• _EXERCISE REQUIREMENTS_:
Leave out the pictures, then reproduce the rest of the material exactly.

• _STORED DATA_:
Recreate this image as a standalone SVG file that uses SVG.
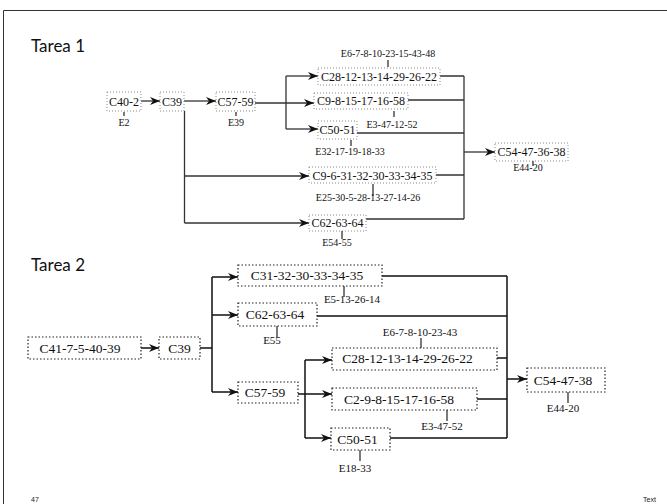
<svg xmlns="http://www.w3.org/2000/svg" width="667" height="504" viewBox="0 0 667 504">
<style>
.t1b{fill:none;stroke:#8a8a8a;stroke-width:1;stroke-dasharray:1,2}
.t2b{fill:none;stroke:#222;stroke-width:1.2;stroke-dasharray:1.5,2}
.t1{font-size:12px;fill:#111;text-anchor:middle}
.t2{font-size:13.5px;fill:#111;text-anchor:middle}
.l1{font-size:10px;fill:#111;text-anchor:middle}
.l2{font-size:11px;fill:#111;text-anchor:middle}
.tk{stroke:#222;stroke-width:1.2}
.c1{fill:none;stroke:#333;stroke-width:1.3}
.c2{fill:none;stroke:#111;stroke-width:1.5}
.title{font-size:17px;fill:#111}
.foot{font-size:7px;fill:#222}
</style>
<defs>
<marker id="ah" viewBox="0 0 10 8" refX="10" refY="4" markerWidth="10" markerHeight="8" markerUnits="userSpaceOnUse" orient="auto"><path d="M0,0 L10,4 L0,8 L3,4 z" fill="#111"/></marker>
</defs>
<rect width="667" height="504" fill="#fff"/>
<path d="M3.5,504 V10.5 H667" fill="none" stroke="#333" stroke-width="1"/>
<g font-family="Lato, 'Open Sans', sans-serif">
<text class="title" x="31" y="52">Tarea 1</text>
<text class="title" x="31" y="271">Tarea 2</text>
</g>

<g id="connectors">
<g class="c1">
<line x1="141" y1="101" x2="160" y2="101" marker-end="url(#ah)"/>
<line x1="184" y1="101" x2="216" y2="101" marker-end="url(#ah)"/>
<line x1="255" y1="103" x2="314" y2="103" marker-end="url(#ah)"/>
<path d="M286,76 V129"/>
<line x1="286" y1="76" x2="318" y2="76" marker-end="url(#ah)"/>
<line x1="286" y1="129" x2="318" y2="129" marker-end="url(#ah)"/>
<path d="M184.5,111 V223"/>
<line x1="184.5" y1="176" x2="309" y2="176" marker-end="url(#ah)"/>
<line x1="184.5" y1="223" x2="309" y2="223" marker-end="url(#ah)"/>
<path d="M440,76 H464 M408,100 H464 M357,133 H464 M436,175 H464 M366,219 H464 M464,76 V219"/>
<line x1="464" y1="152" x2="495" y2="152" marker-end="url(#ah)"/>
</g>
<g class="c2">
<line x1="141" y1="348" x2="159" y2="348" marker-end="url(#ah)"/>
<path d="M200,348 H212 M212,277 V392"/>
<line x1="212" y1="277" x2="238" y2="277" marker-end="url(#ah)"/>
<line x1="212" y1="315" x2="238" y2="315" marker-end="url(#ah)"/>
<line x1="212" y1="392" x2="238" y2="392" marker-end="url(#ah)"/>
<line x1="298" y1="394" x2="332" y2="394" marker-end="url(#ah)"/>
<path d="M305,360 V438"/>
<line x1="305" y1="360" x2="332" y2="360" marker-end="url(#ah)"/>
<line x1="305" y1="438" x2="331" y2="438" marker-end="url(#ah)"/>
<path d="M382,276 H507 M317,316 H507 M497,358 H507 M477,399 H507 M390,438 H507 M507,276 V438"/>
<line x1="507" y1="379" x2="527" y2="379" marker-end="url(#ah)"/>
</g>
</g>

<g font-family="'Liberation Serif', 'DejaVu Serif', serif">
<g id="t1-C40-2"><rect class="t1b" x="107" y="92" width="34" height="19"/><text class="t1" x="124" y="106">C40-2</text><line class="tk" x1="124" y1="112" x2="124" y2="116"/><text class="l1" x="124" y="126">E2</text></g>
<g id="t1-C39"><rect class="t1b" x="160" y="92" width="24" height="19"/><text class="t1" x="172" y="106">C39</text></g>
<g id="t1-C57-59"><rect class="t1b" x="216" y="92" width="39" height="19"/><text class="t1" x="235.5" y="106">C57-59</text><line class="tk" x1="236" y1="112" x2="236" y2="116"/><text class="l1" x="236" y="126">E39</text></g>
<g id="t1-C28"><rect class="t1b" x="318" y="68" width="122" height="17"/><text class="t1" x="379" y="81">C28-12-13-14-29-26-22</text><line class="tk" x1="388" y1="60" x2="388" y2="67"/><text class="l1" x="388" y="57">E6-7-8-10-23-15-43-48</text></g>
<g id="t1-C9-8"><rect class="t1b" x="314" y="93" width="94" height="16"/><text class="t1" x="361" y="105">C9-8-15-17-16-58</text><line class="tk" x1="394" y1="111" x2="394" y2="117"/><text class="l1" x="392" y="128">E3-47-12-52</text></g>
<g id="t1-C50-51"><rect class="t1b" x="318" y="121" width="39" height="18"/><text class="t1" x="337.5" y="134">C50-51</text><line class="tk" x1="351" y1="140" x2="351" y2="146"/><text class="l1" x="350" y="155">E32-17-19-18-33</text></g>
<g id="t1-C9-6"><rect class="t1b" x="309" y="167" width="127" height="16"/><text class="t1" x="372.5" y="180">C9-6-31-32-30-33-34-35</text><line class="tk" x1="373" y1="184" x2="373" y2="196"/><text class="l1" x="368" y="201">E25-30-5-28-13-27-14-26</text></g>
<g id="t1-C62-63-64"><rect class="t1b" x="309" y="215" width="57" height="16"/><text class="t1" x="337.5" y="227">C62-63-64</text><line class="tk" x1="342" y1="231" x2="342" y2="239"/><text class="l1" x="337" y="246">E54-55</text></g>
<g id="t1-C54"><rect class="t1b" x="495" y="143" width="73" height="18"/><text class="t1" x="531.5" y="156">C54-47-36-38</text><line class="tk" x1="533" y1="161" x2="533" y2="166"/><text class="l1" x="528" y="171">E44-20</text></g>

<g id="t2-C41"><rect class="t2b" x="28" y="337" width="113" height="22"/><text class="t2" x="80" y="353">C41-7-5-40-39</text></g>
<g id="t2-C39"><rect class="t2b" x="159" y="337" width="41" height="22"/><text class="t2" x="179.5" y="353">C39</text></g>
<g id="t2-C31"><rect class="t2b" x="238" y="265" width="144" height="21"/><text class="t2" x="307" y="280">C31-32-30-33-34-35</text><line class="tk" x1="344" y1="286" x2="344" y2="297"/><text class="l2" x="352" y="303">E5-13-26-14</text></g>
<g id="t2-C62"><rect class="t2b" x="238" y="303" width="79" height="23"/><text class="t2" x="275" y="319">C62-63-64</text><line class="tk" x1="277" y1="326" x2="277" y2="337"/><text class="l2" x="272" y="344">E55</text></g>
<g id="t2-C57-59"><rect class="t2b" x="238" y="382" width="60" height="21"/><text class="t2" x="265" y="397">C57-59</text></g>
<g id="t2-C28"><rect class="t2b" x="332" y="348" width="165" height="22"/><text class="t2" x="407.5" y="363">C28-12-13-14-29-26-22</text><line class="tk" x1="421" y1="338" x2="421" y2="348"/><text class="l2" x="420" y="336">E6-7-8-10-23-43</text></g>
<g id="t2-C2"><rect class="t2b" x="332" y="388" width="145" height="22"/><text class="t2" x="399" y="404">C2-9-8-15-17-16-58</text><line class="tk" x1="447" y1="410" x2="447" y2="421"/><text class="l2" x="442" y="430">E3-47-52</text></g>
<g id="t2-C50"><rect class="t2b" x="331" y="428" width="59" height="22"/><text class="t2" x="357.5" y="444">C50-51</text><line class="tk" x1="360" y1="450" x2="360" y2="461"/><text class="l2" x="355" y="472">E18-33</text></g>
<g id="t2-C54"><rect class="t2b" x="527" y="368" width="78" height="24"/><text class="t2" x="563" y="385">C54-47-38</text><line class="tk" x1="568" y1="392" x2="568" y2="403"/><text class="l2" x="563" y="412">E44-20</text></g>
</g>

<g font-family="'Liberation Sans', sans-serif">
<text class="foot" x="31" y="502">47</text>
<text class="foot" x="643" y="502">Text</text>
</g>
</svg>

• _FINAL ANSWER_:
Recreate this image as a standalone SVG file that uses SVG.
<svg xmlns="http://www.w3.org/2000/svg" width="667" height="504" viewBox="0 0 667 504">
<style>
.t1b{fill:none;stroke:#8a8a8a;stroke-width:1;stroke-dasharray:1,2}
.t2b{fill:none;stroke:#222;stroke-width:1.2;stroke-dasharray:1.5,2}
.t1{font-size:12px;fill:#111;text-anchor:middle}
.t2{font-size:13.5px;fill:#111;text-anchor:middle}
.l1{font-size:10px;fill:#111;text-anchor:middle}
.l2{font-size:11px;fill:#111;text-anchor:middle}
.tk{stroke:#222;stroke-width:1.2}
.c1{fill:none;stroke:#333;stroke-width:1.3}
.c2{fill:none;stroke:#111;stroke-width:1.5}
.title{font-size:17px;fill:#111}
.foot{font-size:7px;fill:#222}
</style>
<defs>
<marker id="ah" viewBox="0 0 10 8" refX="10" refY="4" markerWidth="10" markerHeight="8" markerUnits="userSpaceOnUse" orient="auto"><path d="M0,0 L10,4 L0,8 L3,4 z" fill="#111"/></marker>
</defs>
<rect width="667" height="504" fill="#fff"/>
<path d="M3.5,504 V10.5 H667" fill="none" stroke="#333" stroke-width="1"/>
<g font-family="Lato, 'Open Sans', sans-serif">
<text class="title" x="31" y="52">Tarea 1</text>
<text class="title" x="31" y="271">Tarea 2</text>
</g>

<g id="connectors">
<g class="c1">
<line x1="141" y1="101" x2="160" y2="101" marker-end="url(#ah)"/>
<line x1="184" y1="101" x2="216" y2="101" marker-end="url(#ah)"/>
<line x1="255" y1="103" x2="314" y2="103" marker-end="url(#ah)"/>
<path d="M286,76 V129"/>
<line x1="286" y1="76" x2="318" y2="76" marker-end="url(#ah)"/>
<line x1="286" y1="129" x2="318" y2="129" marker-end="url(#ah)"/>
<path d="M184.5,111 V223"/>
<line x1="184.5" y1="176" x2="309" y2="176" marker-end="url(#ah)"/>
<line x1="184.5" y1="223" x2="309" y2="223" marker-end="url(#ah)"/>
<path d="M440,76 H464 M408,100 H464 M357,133 H464 M436,175 H464 M366,219 H464 M464,76 V219"/>
<line x1="464" y1="152" x2="495" y2="152" marker-end="url(#ah)"/>
</g>
<g class="c2">
<line x1="141" y1="348" x2="159" y2="348" marker-end="url(#ah)"/>
<path d="M200,348 H212 M212,277 V392"/>
<line x1="212" y1="277" x2="238" y2="277" marker-end="url(#ah)"/>
<line x1="212" y1="315" x2="238" y2="315" marker-end="url(#ah)"/>
<line x1="212" y1="392" x2="238" y2="392" marker-end="url(#ah)"/>
<line x1="298" y1="394" x2="332" y2="394" marker-end="url(#ah)"/>
<path d="M305,360 V438"/>
<line x1="305" y1="360" x2="332" y2="360" marker-end="url(#ah)"/>
<line x1="305" y1="438" x2="331" y2="438" marker-end="url(#ah)"/>
<path d="M382,276 H507 M317,316 H507 M497,358 H507 M477,399 H507 M390,438 H507 M507,276 V438"/>
<line x1="507" y1="379" x2="527" y2="379" marker-end="url(#ah)"/>
</g>
</g>

<g font-family="'Liberation Serif', 'DejaVu Serif', serif">
<g id="t1-C40-2"><rect class="t1b" x="107" y="92" width="34" height="19"/><text class="t1" x="124" y="106">C40-2</text><line class="tk" x1="124" y1="112" x2="124" y2="116"/><text class="l1" x="124" y="126">E2</text></g>
<g id="t1-C39"><rect class="t1b" x="160" y="92" width="24" height="19"/><text class="t1" x="172" y="106">C39</text></g>
<g id="t1-C57-59"><rect class="t1b" x="216" y="92" width="39" height="19"/><text class="t1" x="235.5" y="106">C57-59</text><line class="tk" x1="236" y1="112" x2="236" y2="116"/><text class="l1" x="236" y="126">E39</text></g>
<g id="t1-C28"><rect class="t1b" x="318" y="68" width="122" height="17"/><text class="t1" x="379" y="81">C28-12-13-14-29-26-22</text><line class="tk" x1="388" y1="60" x2="388" y2="67"/><text class="l1" x="388" y="57">E6-7-8-10-23-15-43-48</text></g>
<g id="t1-C9-8"><rect class="t1b" x="314" y="93" width="94" height="16"/><text class="t1" x="361" y="105">C9-8-15-17-16-58</text><line class="tk" x1="394" y1="111" x2="394" y2="117"/><text class="l1" x="392" y="128">E3-47-12-52</text></g>
<g id="t1-C50-51"><rect class="t1b" x="318" y="121" width="39" height="18"/><text class="t1" x="337.5" y="134">C50-51</text><line class="tk" x1="351" y1="140" x2="351" y2="146"/><text class="l1" x="350" y="155">E32-17-19-18-33</text></g>
<g id="t1-C9-6"><rect class="t1b" x="309" y="167" width="127" height="16"/><text class="t1" x="372.5" y="180">C9-6-31-32-30-33-34-35</text><line class="tk" x1="373" y1="184" x2="373" y2="196"/><text class="l1" x="368" y="201">E25-30-5-28-13-27-14-26</text></g>
<g id="t1-C62-63-64"><rect class="t1b" x="309" y="215" width="57" height="16"/><text class="t1" x="337.5" y="227">C62-63-64</text><line class="tk" x1="342" y1="231" x2="342" y2="239"/><text class="l1" x="337" y="246">E54-55</text></g>
<g id="t1-C54"><rect class="t1b" x="495" y="143" width="73" height="18"/><text class="t1" x="531.5" y="156">C54-47-36-38</text><line class="tk" x1="533" y1="161" x2="533" y2="166"/><text class="l1" x="528" y="171">E44-20</text></g>

<g id="t2-C41"><rect class="t2b" x="28" y="337" width="113" height="22"/><text class="t2" x="80" y="353">C41-7-5-40-39</text></g>
<g id="t2-C39"><rect class="t2b" x="159" y="337" width="41" height="22"/><text class="t2" x="179.5" y="353">C39</text></g>
<g id="t2-C31"><rect class="t2b" x="238" y="265" width="144" height="21"/><text class="t2" x="307" y="280">C31-32-30-33-34-35</text><line class="tk" x1="344" y1="286" x2="344" y2="297"/><text class="l2" x="352" y="303">E5-13-26-14</text></g>
<g id="t2-C62"><rect class="t2b" x="238" y="303" width="79" height="23"/><text class="t2" x="275" y="319">C62-63-64</text><line class="tk" x1="277" y1="326" x2="277" y2="337"/><text class="l2" x="272" y="344">E55</text></g>
<g id="t2-C57-59"><rect class="t2b" x="238" y="382" width="60" height="21"/><text class="t2" x="265" y="397">C57-59</text></g>
<g id="t2-C28"><rect class="t2b" x="332" y="348" width="165" height="22"/><text class="t2" x="407.5" y="363">C28-12-13-14-29-26-22</text><line class="tk" x1="421" y1="338" x2="421" y2="348"/><text class="l2" x="420" y="336">E6-7-8-10-23-43</text></g>
<g id="t2-C2"><rect class="t2b" x="332" y="388" width="145" height="22"/><text class="t2" x="399" y="404">C2-9-8-15-17-16-58</text><line class="tk" x1="447" y1="410" x2="447" y2="421"/><text class="l2" x="442" y="430">E3-47-52</text></g>
<g id="t2-C50"><rect class="t2b" x="331" y="428" width="59" height="22"/><text class="t2" x="357.5" y="444">C50-51</text><line class="tk" x1="360" y1="450" x2="360" y2="461"/><text class="l2" x="355" y="472">E18-33</text></g>
<g id="t2-C54"><rect class="t2b" x="527" y="368" width="78" height="24"/><text class="t2" x="563" y="385">C54-47-38</text><line class="tk" x1="568" y1="392" x2="568" y2="403"/><text class="l2" x="563" y="412">E44-20</text></g>
</g>

<g font-family="'Liberation Sans', sans-serif">
<text class="foot" x="31" y="502">47</text>
<text class="foot" x="643" y="502">Text</text>
</g>
</svg>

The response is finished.